Open Data Stack
Overview
Open Data Stack is an open-source data engineering demonstration that implements batch and streaming pipelines using real financial market data from Yahoo Finance API. It showcases production-ready ETL patterns with a dual-path architecture.
Architecture
text
+==============================================================================+
| OPEN DATA STACK |
+==============================================================================+
| |
| +-------------+ +-------------+ |
| | yfinance | | yfinance | |
| | (Stock API) | | (Stock API) | |
| +------+------+ +------+------+ |
| | | |
| v v |
| +-------------+ +-------------+ |
| | Airflow | | Kafka | |
| | (Batch) | | (Streaming) | |
| +------+------+ +------+------+ |
| | | |
| v v |
| +-------------+ +-------------+ |
| | DuckDB | | Spark | |
| | (Warehouse) | | (Processing)| |
| +------+------+ +------+------+ |
| | | |
| +----------------+-------------------+ |
| | |
| v |
| +-------------+ |
| | Superset | |
| | (Dashboards)| |
| +-------------+ |
| |
+==============================================================================+Key Features
- Dual-Path Architecture - Supports both batch (data warehouse) and streaming pipelines
- Real-Time Data - Integrates with Yahoo Finance API for live stock data (AAPL, GOOGL, MSFT, AMZN, META)

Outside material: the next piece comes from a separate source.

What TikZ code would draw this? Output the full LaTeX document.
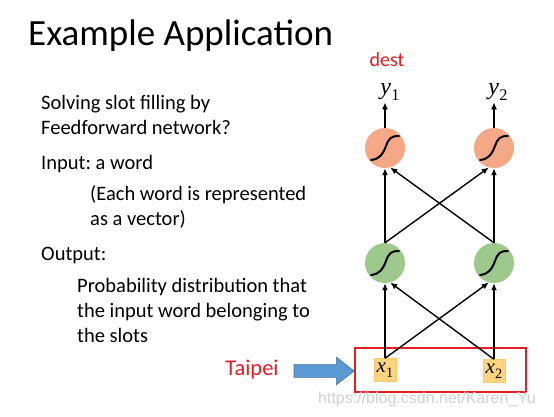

- Complete Observability - Pre-built Superset dashboards for monitoring
- Single-Command Deploy - Full stack via Docker Compose
- Production Patterns - Comprehensive testing with 73 tests
Tech Stack
- Data Source - yfinance (Yahoo Finance API)
- Message Queue - Apache Kafka
- Stream Processing - Apache Spark
- Orchestration - Apache Airflow
- Data Warehouse - DuckDB
- Visualization - Apache Superset
- Processing - Pandas, PySpark
Quick Start
bash
# Clone and start
git clone https://github.com/AlharbiAbdullah/open_data_stack
cd open_data_stack
docker-compose up --build -d
# Access services
# Airflow: http://localhost:8080
# Superset: http://localhost:8088
# Kafka UI: http://localhost:8082